I only started canning tomatoes several years ago. I had planted more tomatoes than we could eat that year, and I hated to see them go to waste. And I have a lot of Winter recipes that ask for canned tomatoes. Canning my tomatoes is a great way to save money, and have really delicious tomatoes (better than most canned tomatoes from the store.) Now I plant enough tomatoes for canning every year.
During the Winter, I use my canned tomatoes in soups, pasta sauce, and in my shepherd pie.
I can what would be considered a crushed tomato without added liquid. I use a hot pack method, meaning the tomatoes are hot going into the can. And to control the salt in my cooking, I don’t add any salt to my canned tomatoes.
Here’s how I can tomatoes:
1. Sterilize your jars by either running them in a dishwasher on sterilize setting or putting them in the boiling water canner and boiling for 10 minutes. Leave them in the dishwasher or hot water until you are ready for them. Put your lids into a sauce pan and simmer for 5 minutes, but do not boil. Leave them in the pan until you are ready for them.
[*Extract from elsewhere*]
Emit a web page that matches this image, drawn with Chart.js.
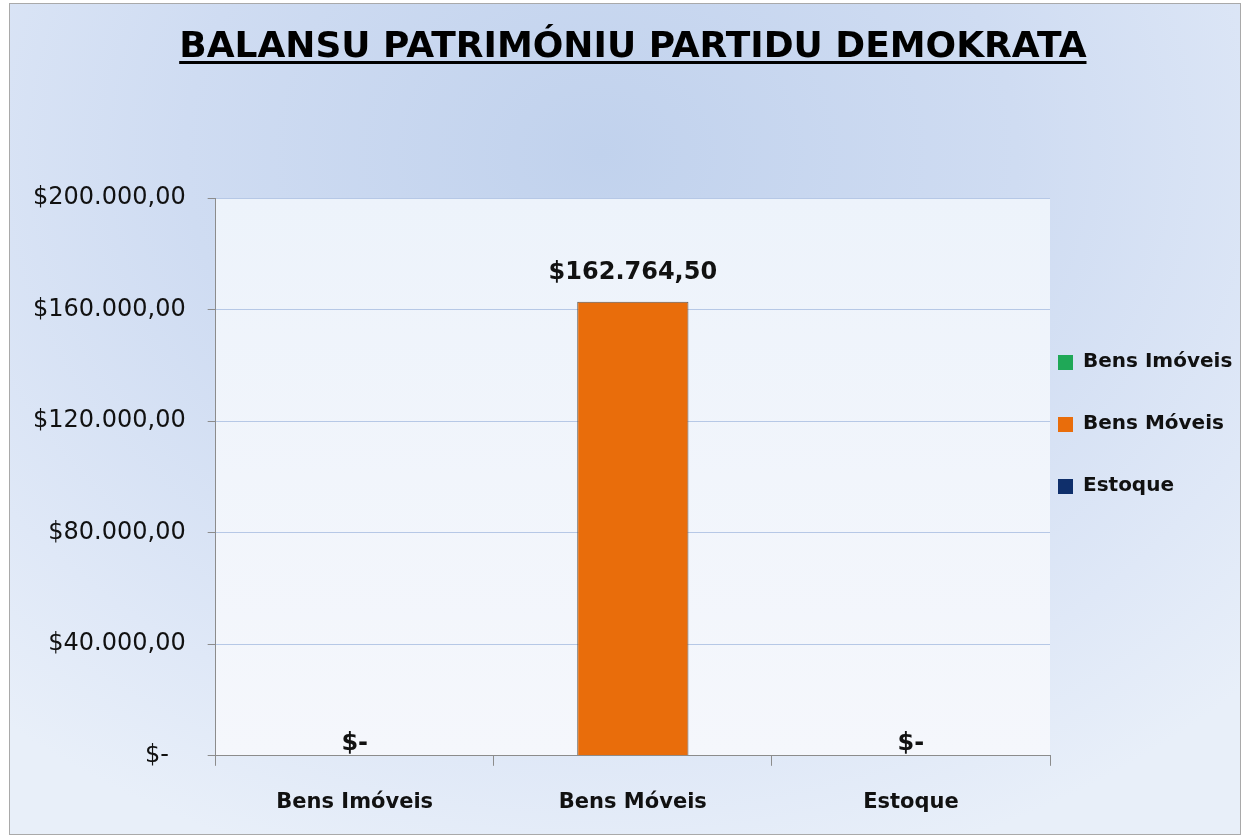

2. Start with ripe, firm, good quality tomatoes. Throw out any that are overripe or of bad quality. Wash your tomatoes. Then plunge them into boiling water for 30 – 60 seconds.
3. Remove them from the boiling water and place in an ice water bath.
4. Next slip the skins off. With a pairing knife remove the core and any small blemishes. Now cut them into quarters.
5. Next add about 1/6 of the tomatoes to your pan over medium high heat. I use a potato masher to speed the process and mash the tomatoes. Once they are hot and bubbly, I add the rest of the tomatoes.
6. Bring them to a boil then reduce to a simmer. I let them simmer for about 5 minutes.
7. Remove your hot jars from the dishwasher or hot water. Now add acid to your jars. For quart jars add either 1/4 cup white vinegar, or 2 tbsp. lemon juice or 1/2 tsp. citric acid for home canning. For pints use 1 Tbsp. lemon juice or 1/4 tsp. citric acid. (I use either the citric acid or the lemon juice. I think the vinegar changes the flavor of my tomatoes too much.) You can also add 1/2 tsp of salt (I don’t.) Now fill your jars with the hot tomatoes. Leave 1/2 inch of space at the top of jar.
8. Using a plastic knife, stir the jar to mix. Then run the knife around the jar to remove any air bubbles.
9. Using a clean damp cloth wipe around the rim of the jar to make sure it’s squeaky clean.
10. Center your lid and screw on the ring until it is finger tight.
11. Place jars into your warm, but not boiling water of your canner. Bring to a boil. Because I am at altitude, I process my cans for 55 minutes. Lower heat to a gentle boil and start counting processing time: 35 minutes for pints and 45 minutes for quarts (at 1,000 to 3,000 feet, 40 minutes for pints, 50 minutes for quarts; at 3,000 to 6,000 feet, 45 minutes for pints, 55 minutes for quarts; above 6,000 feet, 50 minutes for pints, 60 minutes for quarts). Add more boiling water, if needed, to keep 1 inch of water above the jars.
12. Once your cans are done, remove to a clean towel, leaving 1 inch space between each jar, and let cool for 24 hours. Remove the ring and check the seals. The lid should be concave and firm. Wash your jars, label with date and store.